Sin embargo, ahora estamos frente a una novela gráfica de centenar y medio de páginas, con una naturaleza y unos objetivos muy diferentes a los de una historieta corta. Para empezar, el libro tiene su origen en una charla distendida entre Roca y el cantante José Manuel Casañ, fundador del grupo Seguridad Social, que se proponen hacer algo juntos. Se entrecruzan propuestas, algunas se olvidan definitivamente, otras se retoman más adelante, pero lo que sí queda es una larga conversación entre ambos a través de la cual repasan la trayectoria de uno y otro, la evolución de la industria cultural española de las últimas tres décadas y el desarrollo de la música popular moderna. Un diálogo espontáneo entre dos amigos a propósito de la grabación del disco que, al final, acompañará al libro, y en el que se revisan los principales géneros musicales. Y si bien Casañ tiene más o menos claro lo que quiere hacer, Roca, en cambio, vacila. Sabe, eso sí, que no quiere limitarse a ilustrar unas canciones que, por otra parte, hablan por sí mismas, su intervención debe complementar a la melodía. Así que diseña un conjunto de relatos breves que se detienen en determinadas etapas y artistas señeros, adaptándose a los diferentes estilos en un ejercicio de versatilidad similar al puesto en práctica por José Pablo García en Las aventuras de Joselito.

El resultado, se darán cuenta, tiene poco que ver con el planteamiento inicial. El cómic resultante es, a fin de cuentas, espurio, consecuencia en cierto modo de una frustración (o de muchas), de indefiniciones, de cambios de parecer, de desencuentros. La encrucijada es hija de un proyecto fracasado, que cambió de fisonomía, que se transformó con el paso de los años. Es, en definitiva, la narración del proceso de creación de un tebeo que nunca será.
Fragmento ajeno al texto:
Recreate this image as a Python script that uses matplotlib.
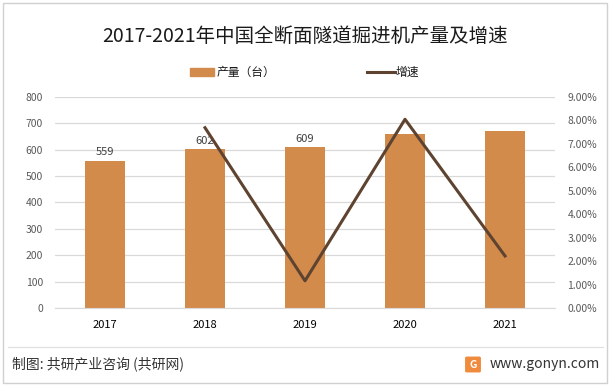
import matplotlib
matplotlib.use('Agg')
import matplotlib.pyplot as plt
from matplotlib.patches import Rectangle, FancyBboxPatch
from matplotlib.lines import Line2D

plt.rcParams['font.family'] = ['Noto Sans CJK SC', 'DejaVu Sans']

years = ['2017', '2018', '2019', '2020', '2021']
output = [559, 602, 609, 658, 672]
growth = [None, 7.69, 1.16, 8.05, 2.22]   # %
shown_labels = [559, 602, 609]             # only first three are labelled in the source

bar_color = '#D38B4C'
line_color = '#5E4430'
txt = '#404040'

fig = plt.figure(figsize=(6.11, 3.86), dpi=100)
ax = fig.add_axes([55/611, 1-308/386, 500/611, 211/386])
ax2 = ax.twinx()

x = list(range(len(years)))
ax.bar(x, output, width=0.4, color=bar_color, zorder=2)
for i, v in enumerate(shown_labels):
    ax.text(i, v + 14, str(v), ha='center', va='bottom', fontsize=8, color=txt)

gx = [i for i, g in enumerate(growth) if g is not None]
gy = [g for g in growth if g is not None]
ax2.plot(gx, gy, color=line_color, lw=2.2, zorder=3)

ax.set_xlim(-0.5, 4.5)
ax.set_ylim(0, 800)
ax.set_yticks(range(0, 801, 100))
ax2.set_ylim(0, 9)
ax2.set_yticks(range(0, 10))
ax2.set_yticklabels(['%.2f%%' % v for v in range(0, 10)])
ax.set_xticks(x)
ax.set_xticklabels(years)

ax.grid(axis='y', color='#D9D9D9', lw=0.9, zorder=0)
ax.set_axisbelow(True)
for a in (ax, ax2):
    for s in a.spines.values():
        s.set_visible(False)
    a.tick_params(length=0, labelsize=7.5, colors='#595959')
ax.spines['bottom'].set_visible(True)
ax.spines['bottom'].set_color('#D9D9D9')
ax.tick_params(axis='x', labelsize=8, colors='#000000', pad=9)
ax.tick_params(axis='y', pad=8.5)
ax2.tick_params(axis='y', pad=9)

# title
fig.text(0.5, 1-36/386, '2017-2021年中国全断面隧道掘进机产量及增速', ha='center', va='center',
         fontsize=14, color='#1a1a1a')

# legend
fig.patches.append(Rectangle((190/611, 1-76/386), 24/611, 8/386, transform=fig.transFigure,
                             color=bar_color))
fig.text(217/611, 1-72/386, '产量（台）', va='center', fontsize=8.5, color='#1a1a1a')
fig.lines.append(Line2D([367/611, 395/611], [1-72/386, 1-72/386], transform=fig.transFigure,
                        color=line_color, lw=2.2))
fig.text(396/611, 1-72/386, '增速', va='center', fontsize=8.5, color='#1a1a1a')

# frame and footer
fig.patches.append(Rectangle((3/611, 3/386), 604/611, 380/386, transform=fig.transFigure,
                             fill=False, ec='#D0D0D0', lw=1))
fig.lines.append(Line2D([8/611, 603/611], [1-347/386, 1-347/386], transform=fig.transFigure,
                        color='#E0E0E0', lw=0.9))
fig.text(12/611, 1-364/386, '制图: 共研产业咨询 (共研网)', va='center', fontsize=10,
         color='#333333')
fig.patches.append(FancyBboxPatch((467/611, 1-371/386), 12/611, 13/386, transform=fig.transFigure,
                                  boxstyle='round,pad=0.002', color='#F08A3C'))
fig.text(473/611, 1-364.5/386, 'G', ha='center', va='center', fontsize=7.5, color='white',
         fontweight='bold')
fig.text(600/611, 1-364/386, 'www.gonyn.com', ha='right', va='center', fontsize=10,
         color='#333333')

fig.savefig('out.png', dpi=100)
No olvidemos nunca que, al fin y al cabo, una encrucijada es un cruce de caminos en el que el caminante ha de decidir por que senda proseguir su viaje, es el momento de duda –y volvemos al principio- en el que el artista debe elegir como continuar su obra, es el escenario legendario en el que Robert Johnson hizo un pacto con el diablo para convertirse en el mejor bluesman de la historia.